On the workflow and management side of things, what we’ve heard most from content designers is that they need to know where a piece of content is in the process - in particular so that blockages can be identified and solved (both individually but also systemically). "If a document has been gathering dust in 'legal review' for 28 days, then I want to know.” One of the most practical examples of this we saw at DIT was the 2i review process. For the uninitiated, a 2i or ’second pair of eyes’ review is what takes place when a piece of content is created and submitted for publication: another content designer will then check that content against the GOV.UK style guide and makes sure that tone, style and content are ‘on point’, as well as checking that the page appears correctly.

GOV.UK Workflow Tools

Document workflow tools in Whitehall Publisher

However a weakness with the 2i review process in Whitehall is that the workflow isn’t fully automated. Once an editor submits a document for review, no-one with appropriate permissions receives a notification: the document’s status is changed, but it’s up to the individual concerned to check / prompt someone to make sure that the review is done. It’s also possible to ‘Force Publication’ of a page which can result in content going live that doesn’t meet the style guide (check out this title!). At DIT initially we created a specific queue for content awaiting review which was visible on login in Wagtail admin, and as a quick fix we also experimented with automatically sending out Slack messages to the Content Design team whenever content was submitted for 2i. But we also saw the opportunity to go way beyond this and build in full support for configurable workflow, and this work has now resulted in Workflows in Wagtail.

What next for Wagtail?

Since our work at DIT we’ve begun factoring in some of the core capabilities of Whitehall (and newer initiatives like Content Publisher, which aims to address usability issues such as those our DIT colleagues reported), into our roadmap planning for Wagtail. We’ve also been paying attention to the work that’s going on at GDS’ counterparts globally - particularly in the US, Canada, and Australia - where the common challenges of government publishing are being tackled in both similar, and different ways.

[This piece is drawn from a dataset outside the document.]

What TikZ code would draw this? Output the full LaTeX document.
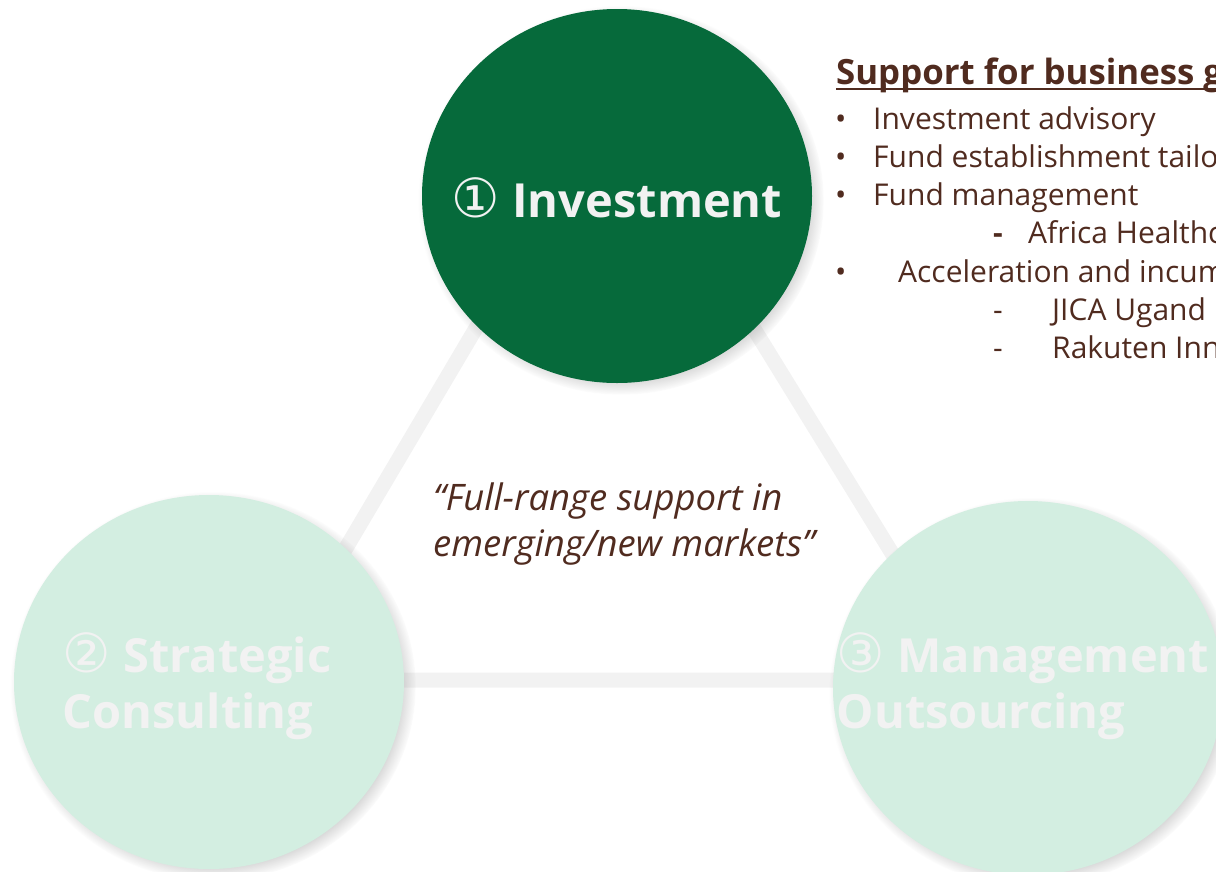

If Wagtail can cope with the sorts of complex publishing scenarios that a site like GOV.UK handles (just have a think about the logistics of History Mode, for example…) then it should be able to cope with just about anything that gets thrown at it, but we’re also committed to making Wagtail a better fit for public sector contexts. Wagtail is already extensively used in local and national government in the UK, and within the NHS; and in the US you’ll find it powering sites as diverse as the Federal Election Commission and NASA’s Jet Propulsion Laboratory.

The wagtail-localize app is a direct outcome of this work - the internationalisation and translation functionality it provides was heavily influenced by what we learned at DIT (and at Mozilla), and it will soon be part of Wagtail core.

GOV.UK Content data

GOV.UK's Content Data feature

However, another GOV.UK feature that we thought was pretty compelling was Content Data. This provides a powerful dashboard that can be used not only to comprehensively audit content, but also to see how individual documents are performing based on a combination of page views / analytics data and end user feedback. So we’re now keen to develop something conceptually equivalent for Wagtail that will make content performance directly accessible to editors and site-wide audits and QA easy. In fact, we’ve already started.